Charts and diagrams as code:
+-------+

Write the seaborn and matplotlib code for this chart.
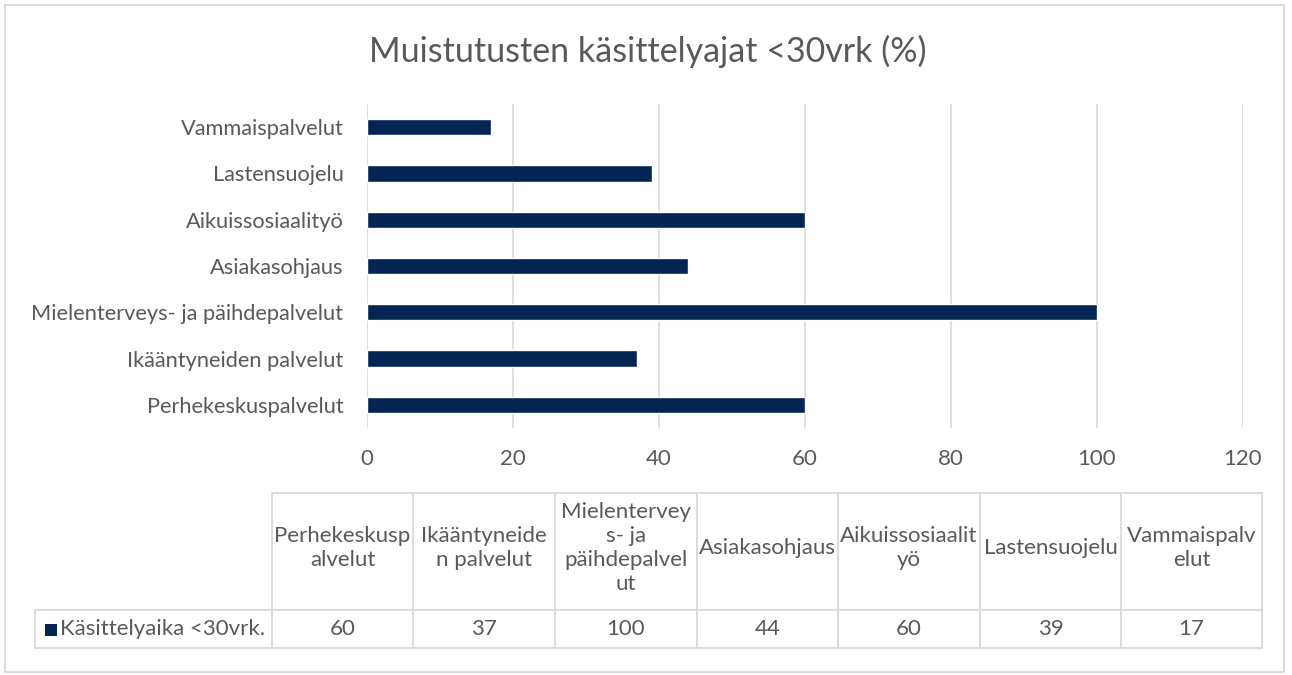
import matplotlib
matplotlib.use("Agg")
import matplotlib.pyplot as plt
from matplotlib.lines import Line2D
from matplotlib.patches import Rectangle
import seaborn as sns
import pandas as pd

# Data
categories = [
    "Perhekeskuspalvelut",
    "Ikääntyneiden palvelut",
    "Mielenterveys- ja päihdepalvelut",
    "Asiakasohjaus",
    "Aikuissosiaalityö",
    "Lastensuojelu",
    "Vammaispalvelut",
]
values = [60, 37, 100, 44, 60, 39, 17]
table_headers = [
    "Perhekeskusp\nalvelut",
    "Ikääntyneide\nn palvelut",
    "Mielentervey\ns- ja\npäihdepalvel\nut",
    "Asiakasohjaus",
    "Aikuissosiaalit\nyö",
    "Lastensuojelu",
    "Vammaispalv\nelut",
]
series_name = "Käsittelyaika <30vrk."
title = "Muistutusten käsittelyajat <30vrk (%)"
x_ticks = [0, 20, 40, 60, 80, 100, 120]

BAR = "#042453"
TXT = "#595959"
GRID = "#d9d9d9"
FS = 16

sns.set_theme(style="white")
plt.rcParams["font.family"] = ["Lato", "DejaVu Sans"]

W, H = 1292, 675
fig = plt.figure(figsize=(W / 100, H / 100), dpi=100)
fig.patch.set_facecolor("white")


def fx(px):
    return px / W


def fy(py):
    return 1 - py / H


# Bar chart area
ax = fig.add_axes([fx(367), fy(428), fx(1243) - fx(367), fy(104) - fy(428)])
df = pd.DataFrame({"cat": categories, "val": values})
sns.barplot(data=df, x="val", y="cat", order=categories[::-1], color=BAR,
            width=0.35, saturation=1, ax=ax, zorder=3)
ax.set_xlim(0, 120)
ax.set_xticks(x_ticks)
ax.set_xlabel("")
ax.set_ylabel("")
ax.grid(axis="x", color=GRID, linewidth=1.2, zorder=0)
for s in ax.spines.values():
    s.set_visible(False)
ax.tick_params(axis="x", length=0, pad=15, labelsize=FS, labelcolor=TXT)
ax.tick_params(axis="y", length=0, pad=17, labelsize=15.7, labelcolor=TXT)

fig.text(fx(648), fy(51), title, ha="center", va="center", fontsize=24.5, color=TXT)

# Data table below the chart
col_edges = [272, 413, 555, 697, 838, 980, 1121, 1262]
top, mid, bot = 493, 610, 648
left = 35


def hline(x0, x1, y):
    fig.add_artist(Line2D([fx(x0), fx(x1)], [fy(y), fy(y)], color=GRID, lw=1.3,
                          transform=fig.transFigure))


def vline(x, y0, y1):
    fig.add_artist(Line2D([fx(x), fx(x)], [fy(y0), fy(y1)], color=GRID, lw=1.3,
                          transform=fig.transFigure))


hline(col_edges[0], col_edges[-1], top)
hline(left, col_edges[-1], mid)
hline(left, col_edges[-1], bot)
for x in col_edges:
    vline(x, top, bot)
vline(left, mid, bot)

for i, (hdr, v) in enumerate(zip(table_headers, values)):
    cx = (col_edges[i] + col_edges[i + 1]) / 2
    fig.text(fx(cx), fy((top + mid) / 2 - 4), hdr, ha="center", va="center",
             fontsize=FS, color=TXT, linespacing=1.25)
    fig.text(fx(cx), fy((mid + bot) / 2), str(v), ha="center", va="center",
             fontsize=FS, color=TXT)

fig.add_artist(Rectangle((fx(45), fy(636)), fx(57) - fx(45), fy(624) - fy(636),
                         facecolor=BAR, edgecolor="none", transform=fig.transFigure))
fig.text(fx(60), fy((mid + bot) / 2), series_name, ha="left", va="center",
         fontsize=FS, color=TXT)

# Outer chart frame
fig.add_artist(Rectangle((fx(5), fy(672)), fx(1284) - fx(5), fy(5) - fy(672),
                         facecolor="none", edgecolor=GRID, lw=1.3,
                         transform=fig.transFigure))

fig.savefig("out.png", dpi=100, facecolor="white")
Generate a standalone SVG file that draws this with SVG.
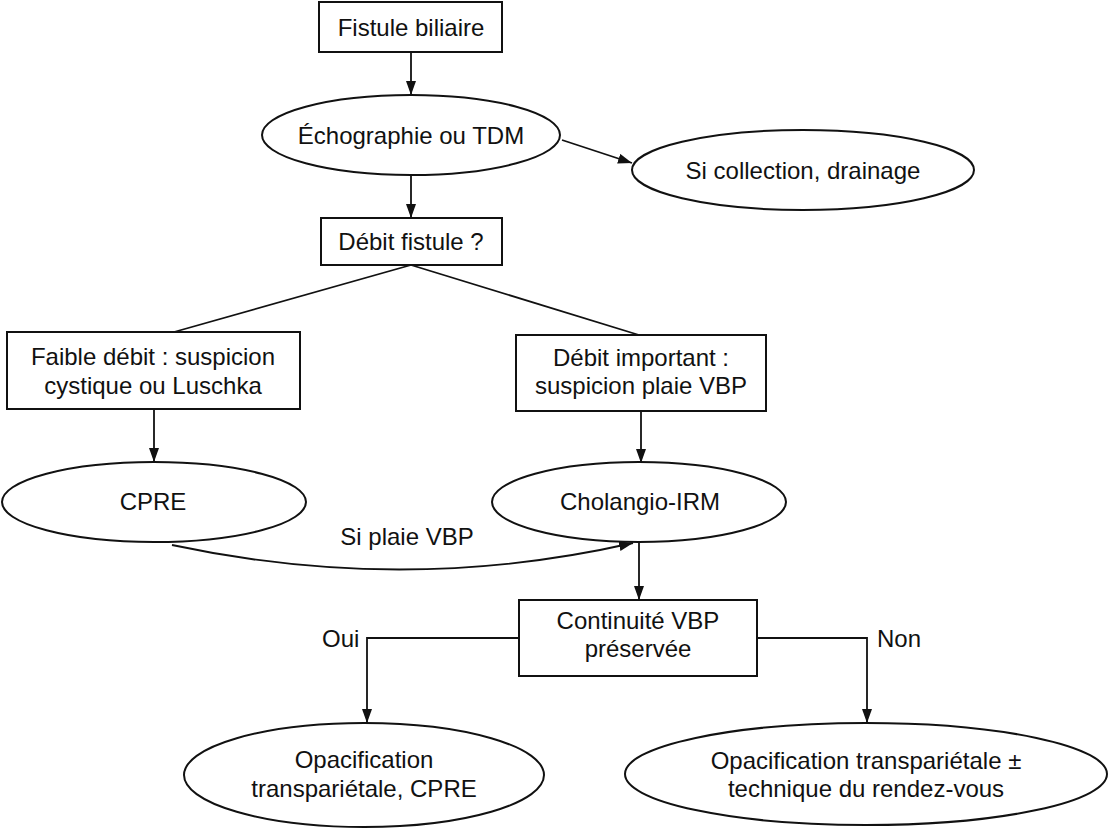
<svg xmlns="http://www.w3.org/2000/svg" width="1113" height="830" viewBox="0 0 1113 830">
<defs>
<marker id="ah" markerUnits="userSpaceOnUse" markerWidth="16" markerHeight="11" refX="14" refY="5" orient="auto">
<path d="M0,0 L14,5 L0,10 z" fill="#111"/>
</marker>
<style>
.n{fill:#fff;stroke:#111;stroke-width:2}
.t{font-family:"Liberation Sans",Arial,Helvetica,sans-serif;font-size:24px;fill:#111;text-anchor:middle}
.l{font-family:"Liberation Sans",Arial,Helvetica,sans-serif;font-size:24px;fill:#111}
.c{fill:none;stroke:#111;stroke-width:1.8}
.a{marker-end:url(#ah)}
</style>
</defs>
<rect width="1113" height="830" fill="#fff"/>
<g id="connectors">
<line class="c a" x1="411" y1="52" x2="411" y2="95"/>
<line class="c a" x1="562" y1="140" x2="632" y2="163"/>
<line class="c a" x1="411" y1="175" x2="411" y2="218"/>
<line class="c" x1="411" y1="265" x2="174" y2="332"/>
<line class="c" x1="411" y1="265" x2="639" y2="335"/>
<line class="c a" x1="154" y1="409" x2="154" y2="462"/>
<line class="c a" x1="641" y1="411" x2="641" y2="463"/>
<path class="c a" d="M172,545 Q405,595 633,543"/>
<text class="t" x="407" y="545">Si plaie VBP</text>
<line class="c a" x1="639" y1="542" x2="639" y2="600"/>
<polyline class="c a" points="519,638 367,638 367,723"/>
<text class="l" x="322" y="647">Oui</text>
<polyline class="c a" points="757,638 867,638 867,723"/>
<text class="l" x="877" y="647">Non</text>
</g>
<g id="n1">
<rect class="n" x="319" y="2" width="183" height="50"/>
<text class="t" x="411" y="36">Fistule biliaire</text>
</g>
<g id="n2">
<ellipse class="n" cx="411" cy="135" rx="149" ry="40"/>
<text class="t" x="411" y="144">Échographie ou TDM</text>
</g>
<g id="n3">
<ellipse class="n" cx="803" cy="170" rx="171" ry="40"/>
<text class="t" x="803" y="179">Si collection, drainage</text>
</g>
<g id="n4">
<rect class="n" x="321" y="218" width="181" height="47"/>
<text class="t" x="411" y="250">Débit fistule ?</text>
</g>
<g id="n5">
<rect class="n" x="7" y="332" width="293" height="77"/>
<text class="t" x="153" y="365">Faible débit : suspicion</text>
<text class="t" x="153" y="394">cystique ou Luschka</text>
</g>
<g id="n6">
<rect class="n" x="516" y="335" width="250" height="76"/>
<text class="t" x="641" y="366">Débit important :</text>
<text class="t" x="641" y="394">suspicion plaie VBP</text>
</g>
<g id="n7">
<ellipse class="n" cx="154" cy="502" rx="152" ry="40"/>
<text class="t" x="153" y="510">CPRE</text>
</g>
<g id="n8">
<ellipse class="n" cx="639" cy="502" rx="147" ry="40"/>
<text class="t" x="640" y="510">Cholangio-IRM</text>
</g>
<g id="n9">
<rect class="n" x="519" y="600" width="238" height="76"/>
<text class="t" x="638" y="629">Continuité VBP</text>
<text class="t" x="638" y="657">préservée</text>
</g>
<g id="n10">
<ellipse class="n" cx="364" cy="775" rx="180" ry="52"/>
<text class="t" x="364" y="768">Opacification</text>
<text class="t" x="364" y="797">transpariétale, CPRE</text>
</g>
<g id="n11">
<ellipse class="n" cx="866" cy="774" rx="241" ry="51"/>
<text class="t" x="866" y="769">Opacification transpariétale ±</text>
<text class="t" x="866" y="797">technique du rendez-vous</text>
</g>
</svg>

+-------+

In your copy, repeat each record exactly and include no pictures.

Write the seaborn and matplotlib code for this chart.
import matplotlib
matplotlib.use("Agg")
import matplotlib.pyplot as plt
from matplotlib.lines import Line2D
from matplotlib.patches import Rectangle
import seaborn as sns
import pandas as pd

# Data
categories = [
    "Perhekeskuspalvelut",
    "Ikääntyneiden palvelut",
    "Mielenterveys- ja päihdepalvelut",
    "Asiakasohjaus",
    "Aikuissosiaalityö",
    "Lastensuojelu",
    "Vammaispalvelut",
]
values = [60, 37, 100, 44, 60, 39, 17]
table_headers = [
    "Perhekeskusp\nalvelut",
    "Ikääntyneide\nn palvelut",
    "Mielentervey\ns- ja\npäihdepalvel\nut",
    "Asiakasohjaus",
    "Aikuissosiaalit\nyö",
    "Lastensuojelu",
    "Vammaispalv\nelut",
]
series_name = "Käsittelyaika <30vrk."
title = "Muistutusten käsittelyajat <30vrk (%)"
x_ticks = [0, 20, 40, 60, 80, 100, 120]

BAR = "#042453"
TXT = "#595959"
GRID = "#d9d9d9"
FS = 16

sns.set_theme(style="white")
plt.rcParams["font.family"] = ["Lato", "DejaVu Sans"]

W, H = 1292, 675
fig = plt.figure(figsize=(W / 100, H / 100), dpi=100)
fig.patch.set_facecolor("white")


def fx(px):
    return px / W


def fy(py):
    return 1 - py / H


# Bar chart area
ax = fig.add_axes([fx(367), fy(428), fx(1243) - fx(367), fy(104) - fy(428)])
df = pd.DataFrame({"cat": categories, "val": values})
sns.barplot(data=df, x="val", y="cat", order=categories[::-1], color=BAR,
            width=0.35, saturation=1, ax=ax, zorder=3)
ax.set_xlim(0, 120)
ax.set_xticks(x_ticks)
ax.set_xlabel("")
ax.set_ylabel("")
ax.grid(axis="x", color=GRID, linewidth=1.2, zorder=0)
for s in ax.spines.values():
    s.set_visible(False)
ax.tick_params(axis="x", length=0, pad=15, labelsize=FS, labelcolor=TXT)
ax.tick_params(axis="y", length=0, pad=17, labelsize=15.7, labelcolor=TXT)

fig.text(fx(648), fy(51), title, ha="center", va="center", fontsize=24.5, color=TXT)

# Data table below the chart
col_edges = [272, 413, 555, 697, 838, 980, 1121, 1262]
top, mid, bot = 493, 610, 648
left = 35


def hline(x0, x1, y):
    fig.add_artist(Line2D([fx(x0), fx(x1)], [fy(y), fy(y)], color=GRID, lw=1.3,
                          transform=fig.transFigure))


def vline(x, y0, y1):
    fig.add_artist(Line2D([fx(x), fx(x)], [fy(y0), fy(y1)], color=GRID, lw=1.3,
                          transform=fig.transFigure))


hline(col_edges[0], col_edges[-1], top)
hline(left, col_edges[-1], mid)
hline(left, col_edges[-1], bot)
for x in col_edges:
    vline(x, top, bot)
vline(left, mid, bot)

for i, (hdr, v) in enumerate(zip(table_headers, values)):
    cx = (col_edges[i] + col_edges[i + 1]) / 2
    fig.text(fx(cx), fy((top + mid) / 2 - 4), hdr, ha="center", va="center",
             fontsize=FS, color=TXT, linespacing=1.25)
    fig.text(fx(cx), fy((mid + bot) / 2), str(v), ha="center", va="center",
             fontsize=FS, color=TXT)

fig.add_artist(Rectangle((fx(45), fy(636)), fx(57) - fx(45), fy(624) - fy(636),
                         facecolor=BAR, edgecolor="none", transform=fig.transFigure))
fig.text(fx(60), fy((mid + bot) / 2), series_name, ha="left", va="center",
         fontsize=FS, color=TXT)

# Outer chart frame
fig.add_artist(Rectangle((fx(5), fy(672)), fx(1284) - fx(5), fy(5) - fy(672),
                         facecolor="none", edgecolor=GRID, lw=1.3,
                         transform=fig.transFigure))

fig.savefig("out.png", dpi=100, facecolor="white")
Generate a standalone SVG file that draws this with SVG.
<svg xmlns="http://www.w3.org/2000/svg" width="1113" height="830" viewBox="0 0 1113 830">
<defs>
<marker id="ah" markerUnits="userSpaceOnUse" markerWidth="16" markerHeight="11" refX="14" refY="5" orient="auto">
<path d="M0,0 L14,5 L0,10 z" fill="#111"/>
</marker>
<style>
.n{fill:#fff;stroke:#111;stroke-width:2}
.t{font-family:"Liberation Sans",Arial,Helvetica,sans-serif;font-size:24px;fill:#111;text-anchor:middle}
.l{font-family:"Liberation Sans",Arial,Helvetica,sans-serif;font-size:24px;fill:#111}
.c{fill:none;stroke:#111;stroke-width:1.8}
.a{marker-end:url(#ah)}
</style>
</defs>
<rect width="1113" height="830" fill="#fff"/>
<g id="connectors">
<line class="c a" x1="411" y1="52" x2="411" y2="95"/>
<line class="c a" x1="562" y1="140" x2="632" y2="163"/>
<line class="c a" x1="411" y1="175" x2="411" y2="218"/>
<line class="c" x1="411" y1="265" x2="174" y2="332"/>
<line class="c" x1="411" y1="265" x2="639" y2="335"/>
<line class="c a" x1="154" y1="409" x2="154" y2="462"/>
<line class="c a" x1="641" y1="411" x2="641" y2="463"/>
<path class="c a" d="M172,545 Q405,595 633,543"/>
<text class="t" x="407" y="545">Si plaie VBP</text>
<line class="c a" x1="639" y1="542" x2="639" y2="600"/>
<polyline class="c a" points="519,638 367,638 367,723"/>
<text class="l" x="322" y="647">Oui</text>
<polyline class="c a" points="757,638 867,638 867,723"/>
<text class="l" x="877" y="647">Non</text>
</g>
<g id="n1">
<rect class="n" x="319" y="2" width="183" height="50"/>
<text class="t" x="411" y="36">Fistule biliaire</text>
</g>
<g id="n2">
<ellipse class="n" cx="411" cy="135" rx="149" ry="40"/>
<text class="t" x="411" y="144">Échographie ou TDM</text>
</g>
<g id="n3">
<ellipse class="n" cx="803" cy="170" rx="171" ry="40"/>
<text class="t" x="803" y="179">Si collection, drainage</text>
</g>
<g id="n4">
<rect class="n" x="321" y="218" width="181" height="47"/>
<text class="t" x="411" y="250">Débit fistule ?</text>
</g>
<g id="n5">
<rect class="n" x="7" y="332" width="293" height="77"/>
<text class="t" x="153" y="365">Faible débit : suspicion</text>
<text class="t" x="153" y="394">cystique ou Luschka</text>
</g>
<g id="n6">
<rect class="n" x="516" y="335" width="250" height="76"/>
<text class="t" x="641" y="366">Débit important :</text>
<text class="t" x="641" y="394">suspicion plaie VBP</text>
</g>
<g id="n7">
<ellipse class="n" cx="154" cy="502" rx="152" ry="40"/>
<text class="t" x="153" y="510">CPRE</text>
</g>
<g id="n8">
<ellipse class="n" cx="639" cy="502" rx="147" ry="40"/>
<text class="t" x="640" y="510">Cholangio-IRM</text>
</g>
<g id="n9">
<rect class="n" x="519" y="600" width="238" height="76"/>
<text class="t" x="638" y="629">Continuité VBP</text>
<text class="t" x="638" y="657">préservée</text>
</g>
<g id="n10">
<ellipse class="n" cx="364" cy="775" rx="180" ry="52"/>
<text class="t" x="364" y="768">Opacification</text>
<text class="t" x="364" y="797">transpariétale, CPRE</text>
</g>
<g id="n11">
<ellipse class="n" cx="866" cy="774" rx="241" ry="51"/>
<text class="t" x="866" y="769">Opacification transpariétale ±</text>
<text class="t" x="866" y="797">technique du rendez-vous</text>
</g>
</svg>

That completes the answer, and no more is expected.